Читаем Заповедный мир Митуричей-Хлебниковых полностью

1-е деймо

Снезини.А мы любоча хороним… хороним… А мы беличи-незабудочи роняем… роняем…<…>

Березомир. Нет у гуслей гусельщика. Умолкли гусли. Нет и слухачих змеев…

Няня-леший.Тише! Тише, люди! Мальчики, тише! (Взлетает на воздух и, пройдясь по вершинам деревьев колесом, чертит рукой, полной светлячков, знак и исчезает.)

Немини торопливо повязывают повязки.

Березомир(глухо завывает).О, стар я! И я только растение… И мне не страшны никто.

Навстречу вылетают духи с повязками слепоты и глухоты и старательно повязывают ими людям глаза и морду.

Пусть не видят! Пусть не слышат!

Люди, разговаривая между собой, проходят.

Молодой рабочий(радостно, вдохновенно).Так! И никаких, значит, леших нет. И все это нужно, чтобы затемнить ум необразованному человеку… Темному.

Снегич-Маревич подлетает и бросает в рот снег…

2-й человек(спокойно).Вообще ничего нет, кроме орудий производства…

Снегич-Маревич бросает в рот снег.

Однако, холодновато. Идем. Итак, вообще ничего нет… [62]

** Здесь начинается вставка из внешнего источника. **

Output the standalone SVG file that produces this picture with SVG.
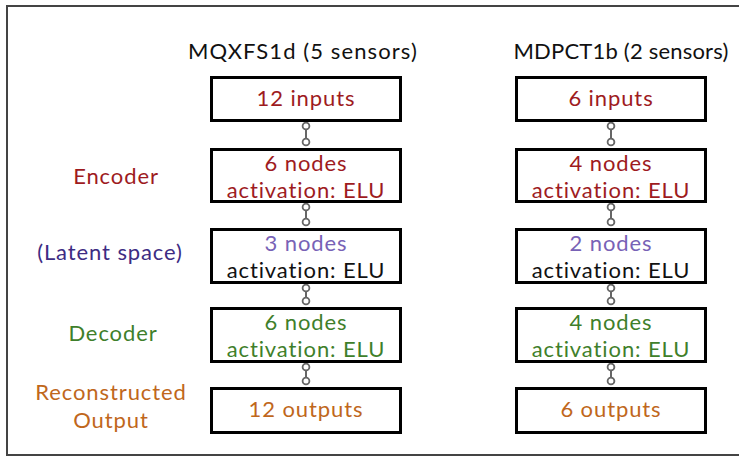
<svg xmlns="http://www.w3.org/2000/svg" width="739" height="458" viewBox="0 0 739 458">
  <style>
    text { font-family: Lato, "Open Sans", "Liberation Sans", sans-serif; font-size: 22px; letter-spacing: 0.9px; }
    .mid { text-anchor: middle; }
    .title { fill: #111; letter-spacing: 1.1px; }
    .title.narrow { letter-spacing: 0.2px; }
    .box { fill: #fff; stroke: #000; stroke-width: 3; }
    .red { fill: #9e1b1e; }
    .purple { fill: #7862b6; }
    .dpurple { fill: #3d2c83; }
    .green { fill: #3f7f2b; }
    .orange { fill: #c0671c; }
    .black { fill: #111; }
    .link line { stroke: #666; stroke-width: 2; }
    .link circle { fill: #fff; stroke: #666; stroke-width: 1.8; }
  </style>

  <!-- frame -->
  <rect x="7" y="6" width="745" height="449" fill="#fff" stroke="#444" stroke-width="2"/>

  <!-- column headings -->
  <text class="title mid" x="303" y="59">MQXFS1d (5 sensors)</text>
  <text class="title narrow mid" x="621" y="59">MDPCT1b (2 sensors)</text>

  <!-- row labels -->
  <g id="labels">
    <text class="red mid" x="116" y="184">Encoder</text>
    <text class="dpurple mid" x="110" y="260">(Latent space)</text>
    <text class="green mid" x="113" y="341">Decoder</text>
    <text class="orange mid" x="111" y="400">Reconstructed</text>
    <text class="orange mid" x="111" y="428">Output</text>
  </g>

  <!-- connectors -->
  <g id="connectors" class="link">
    <g><line x1="306" y1="126" x2="306" y2="142"/><circle cx="306" cy="126" r="3.4"/><circle cx="306" cy="142" r="3.4"/></g>
    <g><line x1="306" y1="207" x2="306" y2="222"/><circle cx="306" cy="207" r="3.4"/><circle cx="306" cy="222" r="3.4"/></g>
    <g><line x1="306" y1="288" x2="306" y2="301"/><circle cx="306" cy="288" r="3.4"/><circle cx="306" cy="301" r="3.4"/></g>
    <g><line x1="306" y1="367" x2="306" y2="381"/><circle cx="306" cy="367" r="3.4"/><circle cx="306" cy="381" r="3.4"/></g>
    <g><line x1="611" y1="126" x2="611" y2="142"/><circle cx="611" cy="126" r="3.4"/><circle cx="611" cy="142" r="3.4"/></g>
    <g><line x1="611" y1="207" x2="611" y2="222"/><circle cx="611" cy="207" r="3.4"/><circle cx="611" cy="222" r="3.4"/></g>
    <g><line x1="611" y1="288" x2="611" y2="301"/><circle cx="611" cy="288" r="3.4"/><circle cx="611" cy="301" r="3.4"/></g>
    <g><line x1="611" y1="367" x2="611" y2="381"/><circle cx="611" cy="367" r="3.4"/><circle cx="611" cy="381" r="3.4"/></g>
  </g>

  <!-- left network -->
  <g id="mqx-input">
    <rect class="box" x="211.5" y="77.5" width="189" height="43"/>
    <text class="red mid" x="306" y="106">12 inputs</text>
  </g>
  <g id="mqx-encoder">
    <rect class="box" x="211.5" y="149.5" width="189" height="52"/>
    <text class="red mid" x="306" y="171">6 nodes</text>
    <text class="red mid" x="306" y="198">activation: ELU</text>
  </g>
  <g id="mqx-latent">
    <rect class="box" x="211.5" y="229.5" width="189" height="53"/>
    <text class="purple mid" x="306" y="251">3 nodes</text>
    <text class="black mid" x="306" y="278">activation: ELU</text>
  </g>
  <g id="mqx-decoder">
    <rect class="box" x="211.5" y="308.5" width="189" height="53"/>
    <text class="green mid" x="306" y="330">6 nodes</text>
    <text class="green mid" x="306" y="357">activation: ELU</text>
  </g>
  <g id="mqx-output">
    <rect class="box" x="211.5" y="388.5" width="189" height="44"/>
    <text class="orange mid" x="306" y="417">12 outputs</text>
  </g>

  <!-- right network -->
  <g id="mdp-input">
    <rect class="box" x="516.5" y="77.5" width="189" height="43"/>
    <text class="red mid" x="611" y="106">6 inputs</text>
  </g>
  <g id="mdp-encoder">
    <rect class="box" x="516.5" y="149.5" width="189" height="52"/>
    <text class="red mid" x="611" y="171">4 nodes</text>
    <text class="red mid" x="611" y="198">activation: ELU</text>
  </g>
  <g id="mdp-latent">
    <rect class="box" x="516.5" y="229.5" width="189" height="53"/>
    <text class="purple mid" x="611" y="251">2 nodes</text>
    <text class="black mid" x="611" y="278">activation: ELU</text>
  </g>
  <g id="mdp-decoder">
    <rect class="box" x="516.5" y="308.5" width="189" height="53"/>
    <text class="green mid" x="611" y="330">4 nodes</text>
    <text class="green mid" x="611" y="357">activation: ELU</text>
  </g>
  <g id="mdp-output">
    <rect class="box" x="516.5" y="388.5" width="189" height="44"/>
    <text class="orange mid" x="611" y="417">6 outputs</text>
  </g>
</svg>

Велимир Хлебников. Конец 1908.

В этом вольном перифразе «Снегурочки» А. Островского, пародии на оперу Римского-Корсакова (она упоминается в «Снежимочке») таятся, на мой взгляд, очень серьезные «ключи» и к мироощущению Велимира Хлебникова, и к творчеству Веры 1910-х и начала 1920-х годов. Реальное ощущение неведомых тупому глазу и слуху обывателя, скрытых в природе непознанных сил, вера в свое право вызывать, материализовать эти силы, управлять ими — разве не этим «сверхзнанием», не этой верой в свое поэтическое могущество, равное могуществу Бога, было проникнуто до конца творчество Велимира? Разве не заразил он ими и сестру, и тогда еще неведомого ей молодого петербургского художника Петра Митурича? Начиная с 1915 года Хлебников был для Митурича тем же, чем был для Веры — началом и концом всего, мерой всех вещей, непререкаемым авторитетом и в жизни, и в искусстве.

2

Поистине, их встреча была предрешена судьбой. Задолго до того, как Петр Васильевич узнал Веру Владимировну, услышал о ней, он фактически соприкоснулся с ее жизнью, с ее миром, главное содержание которого составлял Брат, как с большой буквы писала Вера.

Вся его предшествовавшая жизнь — детство в офицерской семье, учение в Псковском кадетском корпусе и исключение из него (за чтение «недозволенной» политической литературы) и даже художественные занятия сначала в Киевском художественном училище, затем в Академии художеств в мастерской батальной живописи Н. С. Самокиша, как и первые опыты самостоятельной работы в области декоративного искусства (оформление фасада здания «готической» скульптурой в Киеве по проекту архитектора Эйслера, стенная роспись в Полтаве по проекту художника Сокола [63]) — только прелюдия к главному, настоящему, единственному: знакомству с Хлебниковым, сотворчеству с Хлебниковым… Все художественные и человеческие «корни» Митурича — в его такой краткой и такой долгой, на всю оставшуюся жизнь дружбе с Велимиром Хлебниковым.

Конек, вырезанный из дивана Петей Митуричем

«Петр Васильевич Митурич, — рассказывает Май Петрович, — родился в 1887 году в Петербурге. Детство Петра прошло в крепости Осовец, где отец был комендантом артиллерии. В семье хранится изящный черный конек — первое творение будущего художника. Дело было так. В доме появился диван, обитый черной клеенкой. Глянцевая поверхность обивки вдохновила пятилетнего Петю, и он вырезал ножницами силуэт лошадки. Лошадка так понравилась, что отец простил порчу нового дивана…» [64]От далеких дней детства остались и забавные силуэты людей — профили отца, сестры Юли, самого Петра — он обводил карандашом на бумаге, приколотой к стене тень головы и вырезал по контуру.

Так определился весь его дальнейший путь. Исключение из непременного для офицерского сына кадетского корпуса Петр посчитал подарком судьбы.